Mercury's behavior didn't start til he was about 10 weeks as well. It was weird cause we had him caged by himself when he was little. However, the pet shop we bought him at had him in a cage that ferrets were literally crammed into. The food bowl always seemed to be empty and instead of a water bottle they had a big water bowl which was either almost empty or had wood shavings or urine in it. No litter box of course
So, when we got him home, now he had a big cage all to himself, his own food, water and bedding. Now that he had his *own* stuff, he wasn't about to let anyone else have it now--even if nobody was trying to take it away from him. To help him get over this, I'd put my hand in the cage(while he was in it), and put my hand in his bowl--the first few times I did this, he went ballistic--barking and biting like crazy. I wouldn't pull my hand away tho(I know, sounds crazy). I'd turn it over to show him there was nothing in it. He'd sniff my hand(and in the beginning, still bite it), then look in his bowl--the food was still there, no one took it. Then I'd pet him(carefully, LOL) and take my hand out. He was a little dumbfounded that I didn't take anything.
Gradually I'd put my hand in the bowl while he was eating and run my fingers through it. He'd stop chewing(sometimes he would hiss) and kind of stare at my hand as if daring me to take something. On occasion I would take him out--hold him in one hand and offer him a piece of kibble with the other, using my index finger and thumb. Yep, he'd bark and bite--but every time I'd feel him getting ready to bite, I'd pull the kibble out of his reach and tell him no.

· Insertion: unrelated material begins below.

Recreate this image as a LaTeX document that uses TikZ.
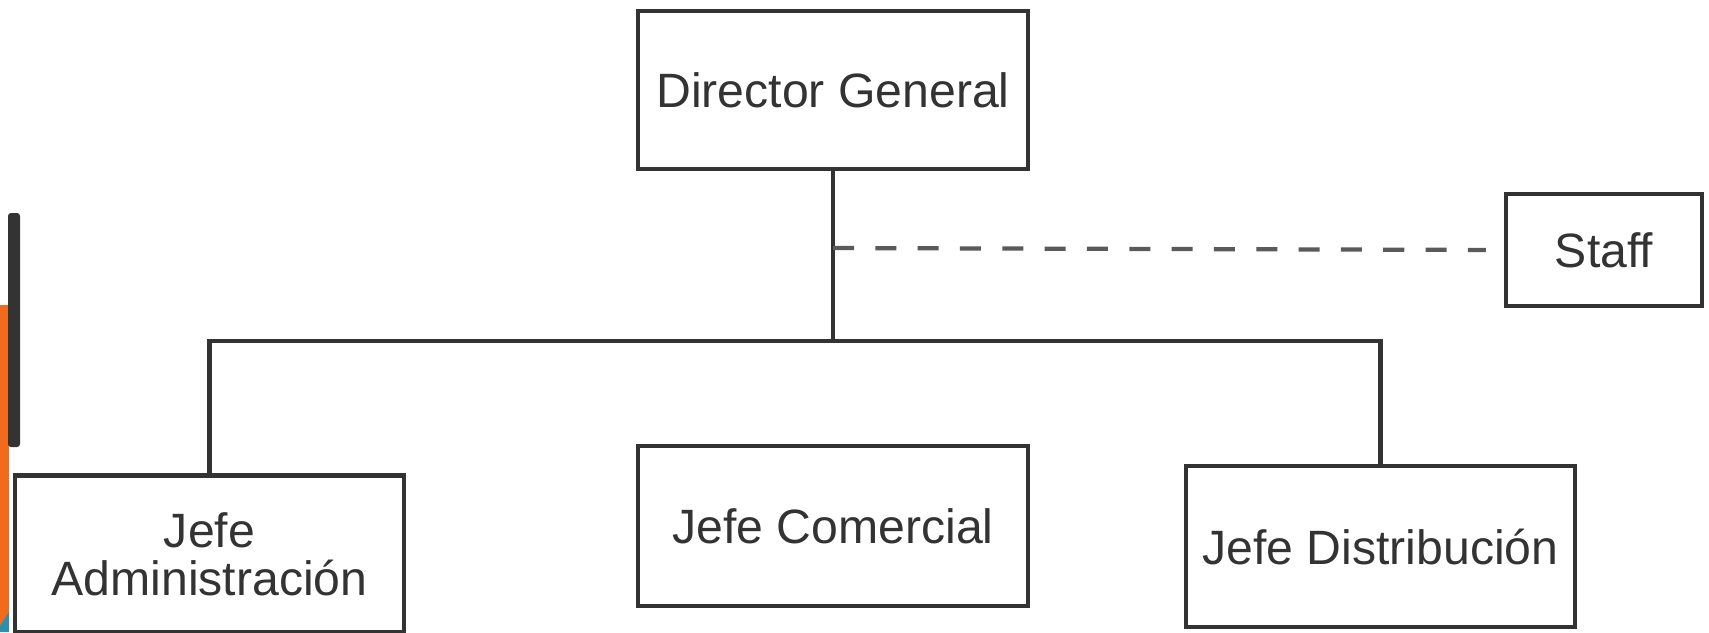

I'd do this every time until he learned to take it gently(took him a while to figure out where the kibble ended and the fingers began). The best way I found to offer kibble by hand to him was to put it in the palm of my hand and keep my fingers splayed out so the skin on my palm was flat. This way if he barked and bit, there'd be no skin to grab. If you cup your hand, there's skin there for the grabbing. And as time wore on and he came to trust me more, then I could cup my hand a little and not be afraid that he would bite. Mercury was also a perpetual crier -- he was a handful LOL
This is how I got Mercury over his bark and bite problem. However, he was not drawing blood--so my methods may not work as well for you. But try them if you want to. Make sure your guy has plenty to eat --they should have a bowl of food available at all times. If need be, put an extra bowl in just for him, so he doesn't feel so pressured to "compete". Watch them when they eat--if the other ferrets are bullying him, you might want to put him in a separate cage(or separate their present one into 2 living areas) until he gets a little older and bigger. He just might be feeling very left out and gets defensive when he sees the others getting attention, treats, etc. When you handle him, I would wait til he's worn out from playing. When you go to pick him up, have a lickable treat, such as ferretone, linatone, or ferrretvite available. Pick him up with one hand while offering the treat(from the bottle, tube) with the other. And always offer praise and treats when he's behaving. Positive reinforcement helps a lot.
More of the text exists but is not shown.